Madame Web

Sony’s Spider-Man Universe ­— the one that, confusingly, doesn’t actually have Spider-Man — crawls forward with Madame Web, another ode to a tertiary comic book character that didn’t need the silver screen treatment. 

So poorly put together that it made me yearn for the comparative structural soundness and formal rigor of Morbius, the latest SSU entry doesn’t even seem interested in being a superhero movie. The lead character barely has superpowers and the character’s clairvoyance only seems to annoy everyone around her, including the audience since it’s confusingly rendered on screen. Throw in a ridiculously hokey villain and dialogue that sounds like it was translated from a dead language and you have one of the biggest afterthoughts in the modern superhero era.

Following a Peruvian prologue set in 1973, we flash forward 30 years to meet Cassie Webb (Dakota Johnson), a New York-based paramedic who works alongside her longtime friend Ben Parker (Adam Scott). While rescuing an injured driver from their car, Cassie falls into the river below and, when underwater, has strange visions of the future before Ben revives her. After several instances of memory overlap and visceral déjà vu, she discovers she can now see into the future, which is consistently being haunted by a violent man in a web-patterned costume. Cassie uses her power to save three teenagers — Julia (Sydney Sweeney), Anya (Isabela Merced), and Mattie (Celeste O’Connor) — before the figure can attack them on the subway. She vows to keep the trio safe under her watch.

We’ve seen the reluctant superhero arc before, where an average person who doesn’t want the responsibility of heroism eventually accepts their position, but Madame Web is such an awkward contortion of that familiar storyline. Whether it’s in Johnson’s performance or how Cassie is written in the script, she barely seems interested in helping these girls, and when the moment of transformation is supposed to come, it feels completely inauthentic and unearned. Because the three girls who are targeted don’t know Cassie or understand her ability, they spend most of the movie trying to get away from her and even try to get her arrested for kidnapping. Director S.J. Clarkson desperately tries to spin the narrative into one where Cassie takes on a maternal role for these three pupils, but the effort feels hopelessly contrived.

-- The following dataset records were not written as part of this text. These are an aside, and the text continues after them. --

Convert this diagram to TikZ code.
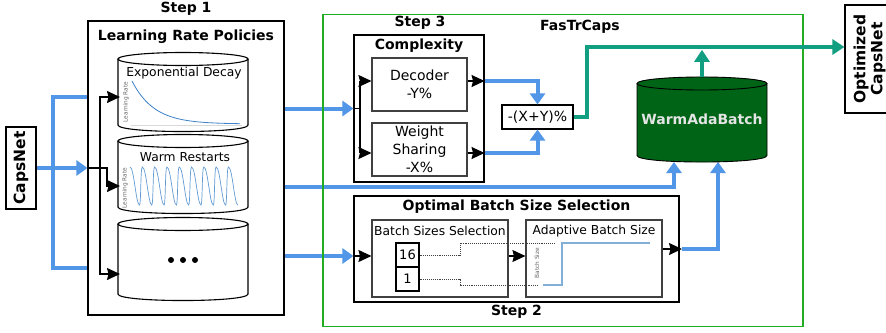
\documentclass[tikz,border=0pt]{standalone}
\usepackage{fontspec}
\setmainfont{DejaVu Sans}
\usetikzlibrary{arrows.meta}
\definecolor{bl}{RGB}{82,150,232}
\definecolor{tl}{RGB}{18,158,128}
\definecolor{gbox}{RGB}{34,172,34}
\definecolor{dg}{RGB}{0,100,22}
\definecolor{plotblue}{RGB}{60,130,200}
\definecolor{stepblue}{RGB}{130,175,215}
\tikzset{
  bx/.style={draw=black, line width=1.1pt, inner sep=0pt},
  ibx/.style={draw=black!75, line width=1.1pt, inner sep=0pt},
  bluel/.style={draw=bl, line width=4pt},
  bluea/.style={bluel, -{Triangle[length=11pt,width=15pt]}},
  teall/.style={draw=tl, line width=4pt},
  teala/.style={teall, -{Triangle[length=12pt,width=15pt]}},
  blk/.style={draw=black, line width=1.4pt},
  blktip/.tip={Stealth[length=13pt,width=12pt,inset=1.5pt]},
  blka/.style={blk, -blktip},
  ttl/.style={font=\fontsize{14}{16}\selectfont\bfseries, inner sep=0pt},
  bigttl/.style={font=\fontsize{15.5}{17}\selectfont\bfseries, inner sep=0pt, align=center},
  txt/.style={font=\fontsize{14}{18}\selectfont, align=center, inner sep=0pt},
  ctxt/.style={font=\fontsize{12.3}{14}\selectfont, inner sep=0pt},
  tinylab/.style={font=\fontsize{5.8}{6}\selectfont, text=black!60, inner sep=0pt, rotate=90},
}
\begin{document}
\begin{tikzpicture}[x=1pt,y=-1pt]
\fill[white] (0,0) rectangle (886,332);
\useasboundingbox (0,0) rectangle (886,332);

% ---------------- helper coordinates ----------------
\coordinate (lv1) at (0,97);
\coordinate (lv2) at (0,268);
\coordinate (hb) at (0,187);
\coordinate (hc) at (0,256);
\coordinate (dy) at (0,81);
\coordinate (wy) at (0,153);
\coordinate (bj) at (53,168);
\coordinate (k1) at (100,97);
\coordinate (k3) at (100,274);
\coordinate (jog) at (107,168);
\coordinate (c1in) at (120,97);
\coordinate (c2in) at (120,186);
\coordinate (c3in) at (120,274);
\coordinate (cj) at (360,108.5);
\coordinate (wabL) at (674,162);
\coordinate (wabR) at (718,162);
\coordinate (obout) at (682,249);
\coordinate (tj) at (587,47);

% ---------------- CapsNet ----------------
\node[bx, minimum width=30pt, minimum height=82pt] (caps) at (21,168) {};
\node[bigttl, rotate=90] (capst) at (caps) {CapsNet};

% ---------------- Step 1 ----------------
\node[ttl] (s1lab) at (186,9) {Step 1};
\node[bx, minimum width=196pt, minimum height=294pt] (s1) at (186,168) {};
\node[ttl] (lrp) at (186,37) {Learning Rate Policies};

% cylinders
\foreach \t/\b in {59/125, 141/207, 224/294}{
  \draw[bx] (118,\t) -- (118,\b) .. controls (118,{\b+8.7}) and (248,{\b+8.7}) .. (248,\b) -- (248,\t);
  \draw[bx] (183,\t) ellipse [x radius=65pt, y radius=6.5pt];
}
\node[ctxt] (ed) at (184,73) {Exponential Decay};
\node[ctxt] (wr) at (185,157) {Warm Restarts};
\fill (171,260) circle (3pt) (183,260) circle (3pt) (195,260) circle (3pt);

% exponential decay plot
\draw[black!15, line width=0.6pt] (131,125.5) -- (242,125.5);
\draw[plotblue, line width=0.8pt] plot[domain=132:240, samples=60] (\x, {124 - 43*exp(-(\x-132)/22)});
\node[tinylab] (lr1) at (126,102) {Learning Rate};

% warm restarts plot
\draw[plotblue!80, line width=0.7pt] (130,167)
  \foreach \i in {0,...,7} { .. controls ({130+\i*12.3+4},167) and ({130+\i*12.3+6},205) .. ({130+\i*12.3+9.5},205) .. controls ({130+\i*12.3+11},205) and ({130+\i*12.3+10.5},167) .. ({130+\i*12.3+12.3},167) }
  .. controls (232.4,167) and (234.4,205) .. (237.9,205);
\node[tinylab] (lr2) at (125,188) {Learning Rate};

% black connectors step 1
\draw[blk, blktip-blktip] (c1in) -- (k1) -- (k3) -- (c3in);
\draw[blka] (s1.west) -- (jog) |- (c2in);

% ---------------- Step 3 : Complexity ----------------
\node[ttl] (s3lab) at (420,23) {Step 3};
\node[bx, minimum width=130pt, minimum height=147pt] (cmp) at (419,108.5) {};
\node[ttl] (cmpt) at (419,46) {Complexity};
\node[ibx, txt, minimum width=95pt, minimum height=53pt] (dec) at (419.5,84.5) {Decoder\\-Y\%};
\node[ibx, txt, minimum width=95pt, minimum height=53pt] (ws) at (419.5,149.5) {Weight\\Sharing\\-X\%};
\node[bx, txt, minimum width=71pt, minimum height=24pt] (xy) at (537.5,117) {-(X+Y)\%};

\draw[blk] (cmp.west) -- (cj);
\draw[blk] (cj |- dy) -- (cj |- wy);
\draw[blka] (cj |- dy) -- (dec.west |- dy);
\draw[blka] (cj |- wy) -- (ws.west |- wy);
\draw[blka] (dec.east |- dy) -- (cmp.east |- dy);
\draw[blka] (ws.east |- wy) -- (cmp.east |- wy);

% ---------------- Step 2 : Optimal batch size ----------------
\node[bx, minimum width=325pt, minimum height=106pt] (ob) at (516.5,249) {};
\node[ttl] (obt) at (516.5,207) {Optimal Batch Size Selection};
\node[ttl] (s2lab) at (516.5,312) {Step 2};
\node[ibx, minimum width=136pt, minimum height=77pt] (bs) at (440,258.5) {};
\node[ctxt] (bst) at (440,231) {Batch Sizes Selection};
\node[ibx, minimum width=136pt, minimum height=77pt] (ab) at (594,258.5) {};
\node[ctxt] (abt) at (594,231) {Adaptive Batch Size};
\node[bx, minimum width=23pt, minimum height=24pt, font=\fontsize{13}{15}\selectfont] (b16) at (407.5,255) {16};
\node[bx, minimum width=23pt, minimum height=24pt, font=\fontsize{13}{15}\selectfont] (b1) at (407.5,279) {1};
\draw[black!75, densely dotted, line width=0.9pt] (b16.east) -- (460,255) -- (460,243) -- (555,243);
\draw[black!75, densely dotted, line width=0.9pt] (b1.east) -- (460,279) -- (460,285) -- (538,285);
\draw[stepblue, line width=1.2pt] (543,285) -- (562,285) -- (562,243) -- (650,243);
\node[tinylab] (bsl) at (537,263) {Batch Size};

\draw[blka] (ob.west |- hc) -- (bs.west |- hc);
\draw[blka] (bs.east |- hc) -- (ab.west |- hc);
\draw[blka] (ab.east |- obout) -- (obout);

% ---------------- blue connectors ----------------
\draw[bluea] (caps.east) -- (s1.west);
\draw[bluel] (s1.west |- lv1) -| (bj |- lv2) -- (s1.west |- lv2);
\draw[bluea] (s1.east |- cmp.west) -- (cmp.west);
\draw[bluea] (s1.east |- hc) -- (ob.west |- hc);
\draw[bluea] (s1.east |- hb) -| (wabL);
\draw[bluea] (obout) -| (wabR);
\draw[bluea] (cmp.east |- dy) -| (xy.north);
\draw[bluea] (cmp.east |- wy) -| (xy.south);

% ---------------- FasTrCaps frame ----------------
\node[draw=gbox, line width=1.8pt, minimum width=480pt, minimum height=312pt] (fas) at (563,170.5) {};
\node[ttl] (fast) at (580,27) {FasTrCaps};

% ---------------- WarmAdaBatch ----------------
\fill[dg] (637,83.5) -- (637,155.5) .. controls (637,164.2) and (767,164.2) .. (767,155.5) -- (767,83.5) .. controls (767,74.8) and (637,74.8) .. (637,83.5) -- cycle;
\draw[line width=0.9pt] (637,83.5) -- (637,155.5) .. controls (637,164.2) and (767,164.2) .. (767,155.5) -- (767,83.5);
\draw[line width=0.9pt] (702,83.5) ellipse [x radius=65pt, y radius=6.5pt];
\node[font=\fontsize{14}{16}\selectfont\bfseries, text=black!10, minimum width=130pt, minimum height=85pt, inner sep=0pt] (wab) at (702,119.5) {WarmAdaBatch};

% ---------------- Optimized CapsNet ----------------
\node[bx, minimum width=47pt, minimum height=108pt] (opt) at (868.5,59) {};
\node[bigttl, rotate=90] (optt) at (869.5,59) {Optimized\\CapsNet};

% ---------------- teal connectors ----------------
\draw[teala] (xy.east) -| (tj) -- (tj -| opt.west);
\draw[teala] (wab.north) -- ++(0,-27);
\end{tikzpicture}
\end{document}
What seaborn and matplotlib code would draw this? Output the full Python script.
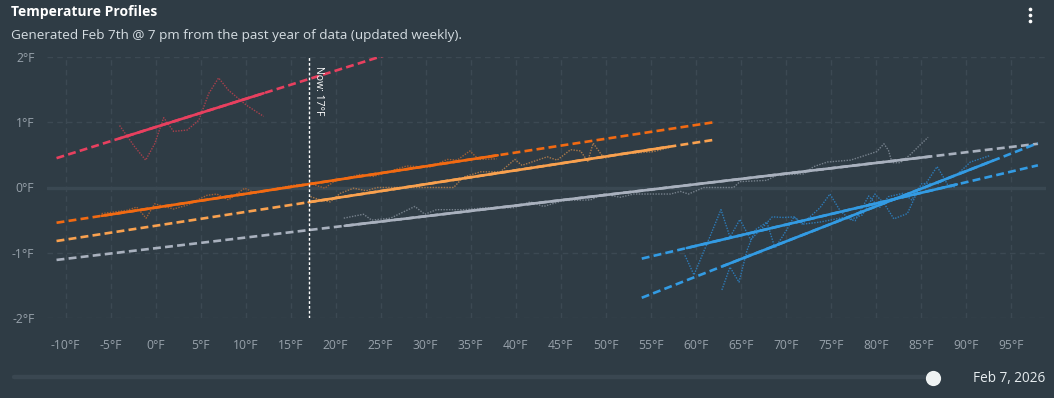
import matplotlib
matplotlib.use("Agg")
import matplotlib.pyplot as plt
import numpy as np
import seaborn as sns

# ====================== colours ======================
BG_COLOR     = "#2f3c45"
GRID_COLOR   = "#3c4953"
ZERO_COLOR   = "#3a4852"
TICK_COLOR   = "#98a2ab"
TEXT_LIGHT   = "#e6ecef"

# ====================== data ======================
# red profile
red_temps = [-4.0, -2.3, -1.1, -0.1, 0.9, 2.0, 3.5, 4.8, 5.9, 7.0, 8.1, 10.1, 12.0]
red_vals  = [0.95, 0.62, 0.42, 0.67, 1.07, 0.86, 0.88, 1.03, 1.44, 1.68, 1.49, 1.26, 1.09]
red_fit_x = [-11, 26]
red_fit_y = [0.45, 2.05]
red_solid = [-4, 12]

# dark orange profile
dorange_temps = [-6.0, -3.2, -2.1, -1.05, -0.1, 2.0, 3.5, 5.7, 6.8, 8.1, 9.9, 11.1,
                 13.1, 15.3, 17.2, 18.8, 19.8, 22.7, 24.2, 27.9, 30.4, 32.4, 33.5,
                 34.9, 35.9, 37.9]
dorange_vals  = [-0.40, -0.35, -0.30, -0.47, -0.25, -0.33, -0.27, -0.12, -0.10, -0.19,
                 -0.01, -0.09, -0.02, 0.035, 0.06, -0.01, 0.09, 0.20, 0.17, 0.33,
                 0.31, 0.43, 0.42, 0.56, 0.43, 0.44]
dorange_fit_x = [-11, 62]
dorange_fit_y = [-0.54, 1.00]
dorange_solid = [-6, 38]

# light orange profile
lorange_temps = [17.2, 18.3, 19.4, 20.5, 22.0, 23.4, 24.6, 28.0, 33.1, 34.2, 36.1, 38.3,
                 39.9, 40.7, 43.5, 44.6, 46.1, 47.2, 48.0, 48.6, 49.8, 51.6, 55.3, 57.0]
lorange_vals  = [-0.14, -0.19, -0.22, -0.09, -0.01, -0.05, 0.0, 0.0, 0.0, 0.16, 0.24, 0.24,
                 0.43, 0.34, 0.47, 0.42, 0.58, 0.56, 0.40, 0.68, 0.45, 0.51, 0.55, 0.61]
lorange_fit_x = [-11, 62]
lorange_fit_y = [-0.82, 0.73]
lorange_solid = [17, 57]

# grey profile
grey_temps = [20.9, 23.1, 24.0, 26.1, 28.8, 29.9, 31.2, 34.2, 36.8, 39.8, 41.6, 43.1,
              45.3, 48.3, 49.8, 51.6, 53.1, 57.2, 58.3, 59.2, 60.9, 64.2, 64.9, 67.9,
              69.0, 72.0, 73.1, 74.6, 77.2, 79.0, 80.1, 80.9, 81.4, 81.8, 82.7, 83.8,
              84.9, 85.8]
grey_vals  = [-0.47, -0.41, -0.50, -0.47, -0.29, -0.41, -0.34, -0.34, -0.31, -0.31, -0.22,
              -0.29, -0.20, -0.19, -0.10, -0.15, -0.10, -0.10, -0.06, -0.10, 0.0, 0.0,
              0.09, 0.11, 0.19, 0.21, 0.32, 0.39, 0.42, 0.50, 0.55, 0.67, 0.57, 0.38,
              0.38, 0.50, 0.65, 0.77]
grey_fit_x = [-11, 98]
grey_fit_y = [-1.11, 0.67]
grey_solid = [21, 86]

# blue profile (shallow)
blue1_temps = [58.8, 59.8, 61.4, 62.8, 63.8, 64.9, 66.1, 67.5, 68.5, 69.8, 70.9, 71.8,
               73.8, 74.9, 76.1, 77.2, 78.5, 79.9, 80.9, 82.0, 83.5, 84.6, 85.7, 86.8,
               87.5, 88.1, 88.8]
blue1_vals  = [-1.04, -1.34, -0.81, -0.34, -0.76, -0.49, -0.80, -0.60, -0.45, -0.46,
               -0.45, -0.56, -0.31, -0.10, -0.37, -0.49, -0.42, -0.10, -0.24, -0.48,
               -0.40, -0.07, 0.09, 0.32, 0.16, 0.01, 0.01]
blue1_fit_x = [54, 98]
blue1_fit_y = [-1.09, 0.34]
blue1_solid = [59, 89]

# blue profile (steep)
blue2_temps = [62.9, 63.8, 64.8, 65.7, 66.6, 67.9, 68.8, 70.1, 70.9, 72.0, 73.8, 76.4,
               77.7, 79.2, 80.4, 81.4, 83.0, 84.0, 85.1, 87.0, 87.8, 89.2, 90.5, 92.7]
blue2_vals  = [-1.57, -1.22, -1.45, -0.96, -0.65, -0.53, -0.93, -0.65, -0.45, -0.56,
               -0.53, -0.46, -0.51, -0.13, -0.31, -0.14, -0.09, -0.19, 0.06, 0.06,
               0.14, 0.22, 0.39, 0.49]
blue2_fit_x = [54, 98]
blue2_fit_y = [-1.69, 0.68]
blue2_solid = [63, 93]

NOW_TEMP = 17
x_ticks = list(range(-10, 100, 5))
y_ticks = [-2, -1, 0, 1, 2]

SERIES = [
    # temps, vals, fit_x, fit_y, solid, line colour, dotted colour
    (red_temps, red_vals, red_fit_x, red_fit_y, red_solid, "#e8405f", "#a8404c"),
    (dorange_temps, dorange_vals, dorange_fit_x, dorange_fit_y, dorange_solid, "#f26a12", "#a35f33"),
    (lorange_temps, lorange_vals, lorange_fit_x, lorange_fit_y, lorange_solid, "#f9a14f", "#a9784a"),
    (grey_temps, grey_vals, grey_fit_x, grey_fit_y, grey_solid, "#a9b1be", "#76818c"),
    (blue1_temps, blue1_vals, blue1_fit_x, blue1_fit_y, blue1_solid, "#339be3", "#2d7bb8"),
    (blue2_temps, blue2_vals, blue2_fit_x, blue2_fit_y, blue2_solid, "#339be3", "#2d7bb8"),
]

# ====================== style ======================
sns.set_style("dark", {
    "axes.facecolor": BG_COLOR,
    "figure.facecolor": BG_COLOR,
    "axes.grid": False,
})
plt.rcParams["font.family"] = ["Open Sans", "DejaVu Sans"]

W, H = 1054, 398
fig = plt.figure(figsize=(W / 100, H / 100), dpi=100)
fig.patch.set_facecolor(BG_COLOR)

ax = fig.add_axes([47 / W, 1 - 318 / H, (1046 - 47) / W, (318 - 57) / H])
ax.set_facecolor(BG_COLOR)
ax.set_xlim(-12.06, 98.9)
ax.set_ylim(-2, 2)

# grid
for xt in x_ticks:
    ax.axvline(xt, color=GRID_COLOR, lw=1, ls=(0, (4, 3)), zorder=0)
for yt in y_ticks:
    ax.axhline(yt, color=GRID_COLOR, lw=1, ls=(0, (4, 3)), zorder=0)
ax.axhline(0, color=ZERO_COLOR, lw=2.4, zorder=0.5)

for temps, vals, fx, fy, solid, col, dcol in SERIES:
    # the daily readings, dotted
    sns.lineplot(x=temps, y=vals, ax=ax, color=dcol, lw=1.0, linestyle=(0, (1, 1)),
                 estimator=None, sort=False, zorder=2)
    # trend line: dashed over full range, solid over the data range
    sns.lineplot(x=fx, y=fy, ax=ax, color=col, lw=1.9, linestyle=(0, (3, 1.6)),
                 estimator=None, sort=False, zorder=3)
    slope = (fy[1] - fy[0]) / (fx[1] - fx[0])
    sy = [fy[0] + (s - fx[0]) * slope for s in solid]
    sns.lineplot(x=solid, y=sy, ax=ax, color=col, lw=1.9, estimator=None,
                 sort=False, zorder=4)

# "now" marker
ax.axvline(NOW_TEMP, color="white", lw=1, ls=(0, (2, 1.5)), zorder=5)
ax.text(NOW_TEMP + 0.45, 1.86, f"Now: {NOW_TEMP}°F", rotation=-90, ha="left", va="top",
        color="white", fontsize=7.5, zorder=6)

ax.set_xticks(x_ticks)
ax.set_xticklabels([f"{t}°F" for t in x_ticks])
ax.set_yticks(y_ticks)
ax.set_yticklabels([f"{t}°F" for t in y_ticks])
ax.tick_params(axis="both", length=0, colors=TICK_COLOR, labelsize=8.7)
ax.tick_params(axis="x", pad=15)
ax.tick_params(axis="y", pad=9)
for sp in ax.spines.values():
    sp.set_visible(False)
ax.set_xlabel("")
ax.set_ylabel("")

# ====================== header / footer (pixel coordinates) ======================
ov = fig.add_axes([0, 0, 1, 1], zorder=10)
ov.set_xlim(0, W)
ov.set_ylim(H, 0)
ov.axis("off")
ov.patch.set_alpha(0)

ov.text(11, 12, "Temperature Profiles", color="white", fontsize=10, fontweight="bold",
        ha="left", va="center")
ov.text(11, 35, "Generated Feb 7th @ 7 pm from the past year of data (updated weekly).",
        color="#d5dde2", fontsize=9.7, ha="left", va="center")
ov.scatter([1030, 1030, 1030], [9, 15, 21], s=7, color="white", linewidths=0)

# date slider
ov.plot([14, 935], [377, 377], color="#3a4751", lw=3.2, solid_capstyle="round")
ov.scatter([933], [378], s=120, color="#eef2f2", linewidths=0, zorder=3)
ov.text(973, 378, "Feb 7, 2026", color=TEXT_LIGHT, fontsize=9.8, ha="left", va="center")

fig.savefig("out.png", dpi=100, facecolor=BG_COLOR)
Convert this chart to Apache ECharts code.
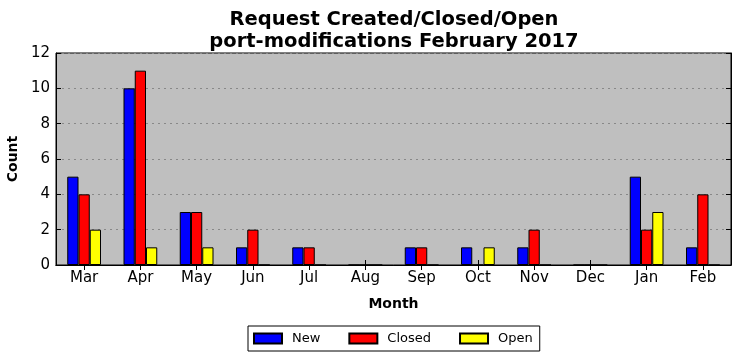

It’s been said many times that superhero movies are only as interesting as their villains, and the baddie this time around — Ezekiel Sim (Tahar Rahim) — is simply a terrible antagonist. He feels the need to dispose of these three kids because he has visions they will one day team up in spider suits and kill him. Using technology that barely existed in 2023, much less 2003, he’s able to effortlessly track the teenagers down, but he is thwarted in the most comically perfunctory ways. This character is supposed to have super-speed and strength, in addition to the same kind of foresight that Cassie has, yet he demonstrates a perpetual inability to evade moving cars. Of course, it doesn’t help that he’s saddled with laborious lines like, “Each day that goes by, my appointment with death gets closer!”

Madame Web is also another Sony superhero slog that feels like it was ripped to ribbons in the editing room. The way Clarkson depicts Cassie’s power is similar to the way it’s portrayed in Tom Cruise’s Edge of Tomorrow, although using the awful Nic Cage sci-fi actioner Next as an analog is more apt. But both of those movies were able to visually delineate what was really happening and what was in the protagonist’s head, where this film sadly doesn’t give us the luxury. That means it doesn’t really matter when something bad happens to the characters, because we can assume the filmmaker will just roll it back like Funny Games and get a re-do. 

Perplexing psychic ability aside, there are basic composition issues, where the camera work and cutting conspire to collapse whatever visual coherence the film barely has in the first place. 

Though it may look tempting from a “so bad it’s good” perspective, it’s not worth getting wrapped up in the tangle of Madame Web.

New movies coming this week

  • Coming to theaters is Ordinary Angels, a drama starring Hilary Swank and Alan Ritchson telling the true story of a hairdresser who single-handedly rallies a community to help a widowed father save the life of his critically ill young daughter.
  • Also playing only in theaters is Drive-Away Dolls, a comedy road movie starring Margaret Qualley and Geraldine Viswanathan about two young women in search of a fresh start who embark on an unexpected road trip to Tallahassee, but things quickly go awry when they cross paths with a group of inept criminals.
  • Streaming on Netflix is Mea Culpa, a legal thriller starring Kelly Rowland and Trevante Rhodes which follows an ambitious criminal defense attorney that, in his aspiration to be named partner, takes on a murder case of an artist.